Navigating the 2026–2028 Horizon
NEDA’s industry roadmap targets ₱3.7 trillion in IT-BPM revenue by 2028, contingent on sustained upskilling and infrastructure investment. The BSP has maintained a measured monetary stance to support productivity growth while containing imported inflation, keeping SME loan rates relatively stable compared to regional peers. However, the window for low-margin, labor-heavy operations is closing. Firms that rely on outdated processes will face compounding compliance and efficiency costs.
Conversely, businesses that formalize operations, adopt cloud-based accounting, and integrate with digital payment rails will find themselves preferred vendors for both multinational BPM accounts and government procurement programs. The PSE’s growing interest in tech-enabled service companies signals that investors are pricing in digital maturity, not just asset size. For the hardworking Filipino entrepreneur, this means upgrading is no longer optional; it is the baseline for survival.
Concrete Next Steps for Philippine SME Owners
- 1Audit and Outsource Non-Core Functions: Identify three repetitive tasks draining your team’s time (e.g., payroll reconciliation, customer ticket routing, or social media scheduling).

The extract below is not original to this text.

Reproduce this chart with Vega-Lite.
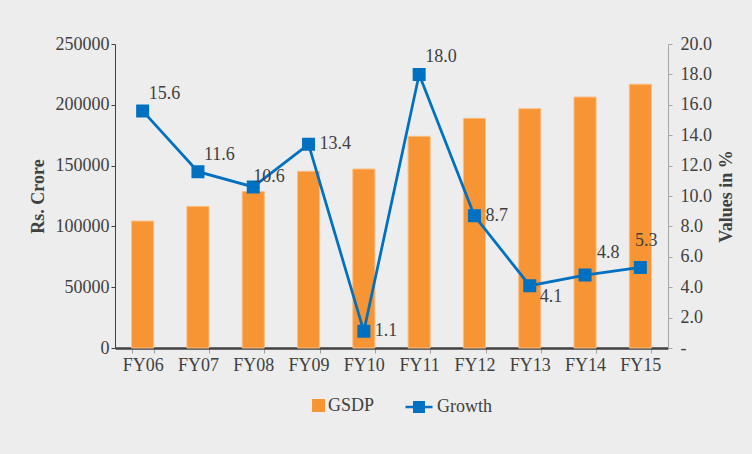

Pilot micro-contracts with SB Corp-vetted digital freelancers to reduce fixed costs while maintaining quality.
- 2Map Provincial BPO Expansion: Contact your local PEZA office or municipal development council for upcoming commercial lease approvals. Adjust inventory, hiring, and marketing calendars to align with anticipated wage spillovers in those zones.
- 3Upgrade Digital Infrastructure: Register for DICT’s Tech4Education and PEZA’s digital incentives to subsidize cloud migration, cybersecurity tools, and employee upskilling. Formalizing your tech stack will make your Philippine SME eligible for higher-value supply-chain contracts and smoother DBP/LANDBANK financing.